2. Critically discuss the role of interest rates in influencing currency values.
- Higher interest rates typically attract foreign capital, leading to an appreciation of the currency as investors seek better returns.
- Conversely, lower interest rates may result in capital outflows, weakening the currency as investors look for more profitable opportunities elsewhere.
- The interest rate differential between countries is a key driver in currency exchange rates, influencing investor behavior and market sentiment.
- Central banks use interest rate adjustments as a tool to control inflation and stabilize the economy, impacting currency strength.

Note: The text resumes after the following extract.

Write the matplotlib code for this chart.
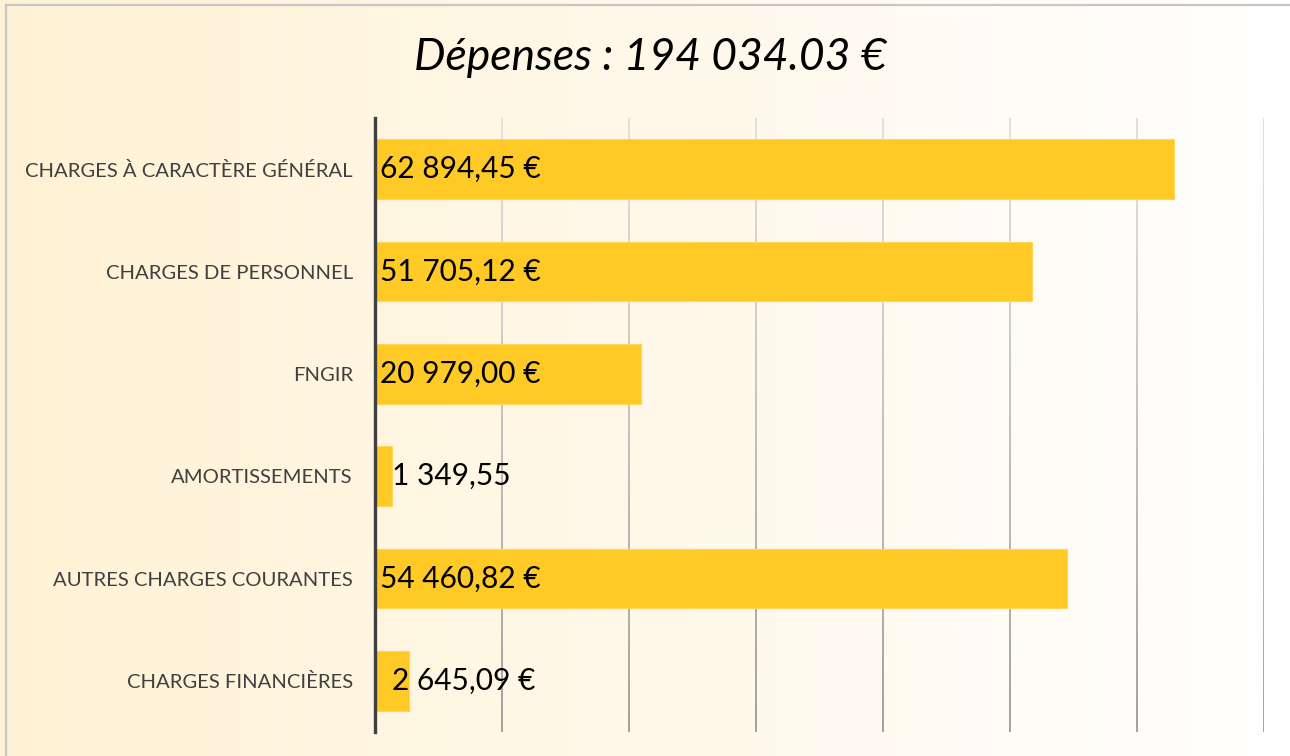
import numpy as np
import matplotlib
matplotlib.use("Agg")
import matplotlib.pyplot as plt
from matplotlib.collections import LineCollection
from matplotlib.lines import Line2D

# données
categories = ["CHARGES À CARACTÈRE GÉNÉRAL", "CHARGES DE PERSONNEL", "FNGIR",
              "AMORTISSEMENTS", "AUTRES CHARGES COURANTES", "CHARGES FINANCIÈRES"]
values = [62894.45, 51705.12, 20979.00, 1349.55, 54460.82, 2645.09]
value_labels = ["62 894,45 €", "51 705,12 €", "20 979,00 €", "1 349,55",
                "54 460,82 €", "2 645,09 €"]
title = "Dépenses : 194 034.03 €"
grid_ticks = [10000, 20000, 30000, 40000, 50000, 60000, 70000]

plt.rcParams['font.family'] = ['Lato', 'DejaVu Sans']

fig = plt.figure(figsize=(12.9, 7.56), dpi=100)

# fond dégradé jaune -> blanc
bg = fig.add_axes([0, 0, 1, 1], zorder=-10)
grad = np.linspace(0, 1, 256)[None, :]
c0 = np.array([255, 242, 212]) / 255.0
c1 = np.array([255, 255, 255]) / 255.0
img = c0[None, None, :] * (1 - grad[..., None]) + c1[None, None, :] * grad[..., None]
bg.imshow(img, aspect="auto", extent=[0, 1, 0, 1])
bg.set_xlim(0, 1)
bg.set_ylim(0, 1)
bg.axis("off")

# bordure
W, H = 1290, 756
fig.add_artist(Line2D([6 / W, 6 / W], [0, 1 - 5 / H], color="#c6c6c6", lw=1.6))
fig.add_artist(Line2D([6 / W, 1], [1 - 5 / H, 1 - 5 / H], color="#c6c6c6", lw=1.6))

ax = fig.add_axes([375 / W, 1 - 732 / H, (1264 - 375) / W, (732 - 118) / H])
ax.patch.set_alpha(0)

y = np.arange(len(categories))
ax.barh(y, values, height=0.585, color="#FFC926", edgecolor="#FFD55A",
        linewidth=0.8, zorder=3)

ax.set_xlim(0, 70000)
ax.set_ylim(len(categories) - 0.5, -0.5)

# grille verticale en dégradé
for gx in grid_ticks:
    ys = np.linspace(-0.5, len(categories) - 0.5, 40)
    segs = [[(gx, ys[i]), (gx, ys[i + 1])] for i in range(len(ys) - 1)]
    t = np.linspace(0, 1, len(segs))
    cols = [(0.88 - 0.25 * k, 0.88 - 0.25 * k, 0.88 - 0.25 * k) for k in t]
    ax.add_collection(LineCollection(segs, colors=cols, linewidths=1.4, zorder=2))

for s in ["top", "right", "bottom"]:
    ax.spines[s].set_visible(False)
ax.spines["left"].set_color("#404040")
ax.spines["left"].set_linewidth(2.4)
ax.spines["left"].set_zorder(5)

ax.set_xticks([])
ax.set_yticks(y)
ax.set_yticklabels(categories, fontsize=14.6, color="#404040")
ax.tick_params(axis="y", length=0, pad=16)

for i, (v, lab) in enumerate(zip(values, value_labels)):
    x0 = 420 if v > 5000 else 1350
    ax.text(x0, i, lab, va="center", ha="left", fontsize=21.5, color="black", zorder=6)

fig.text(650 / W, 1 - 57 / H, title, ha="center", va="center", fontsize=32,
         style="italic", color="black")

fig.savefig("out.png", dpi=100)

- Market expectations regarding future interest rate changes also play an important role in currency valuation.
3. Point out the potential consequences of tariff increases on global economic relations.
- Tariff increases can lead to trade wars, escalating tensions between countries and disrupting established trade relationships.
- Higher tariffs raise the cost of imported goods, leading to inflation and reduced purchasing power for consumers in affected countries.
- Exporters may suffer from retaliatory tariffs, harming their competitiveness in foreign markets and potentially leading to job losses.
- Increased tariffs can encourage domestic production but may also result in inefficiencies and higher prices for consumers.
- Overall, tariff increases can slow global economic growth and create a more fragmented international trading system.
4. Analyse the relationship between inflation rates and currency strength in developed economies.
- Generally, lower inflation rates are associated with stronger currencies, as they indicate stable purchasing power and economic health.
- High inflation can erode currency value, leading to depreciation as investors seek more stable alternatives.
- Central banks often raise interest rates to combat inflation, which can strengthen the currency by attracting foreign investment.
- The relationship is complex; while inflation affects currency strength, other factors like economic growth and geopolitical stability also play crucial roles.
- In developed economies, maintaining a balance between inflation and currency strength is essential for sustainable economic growth.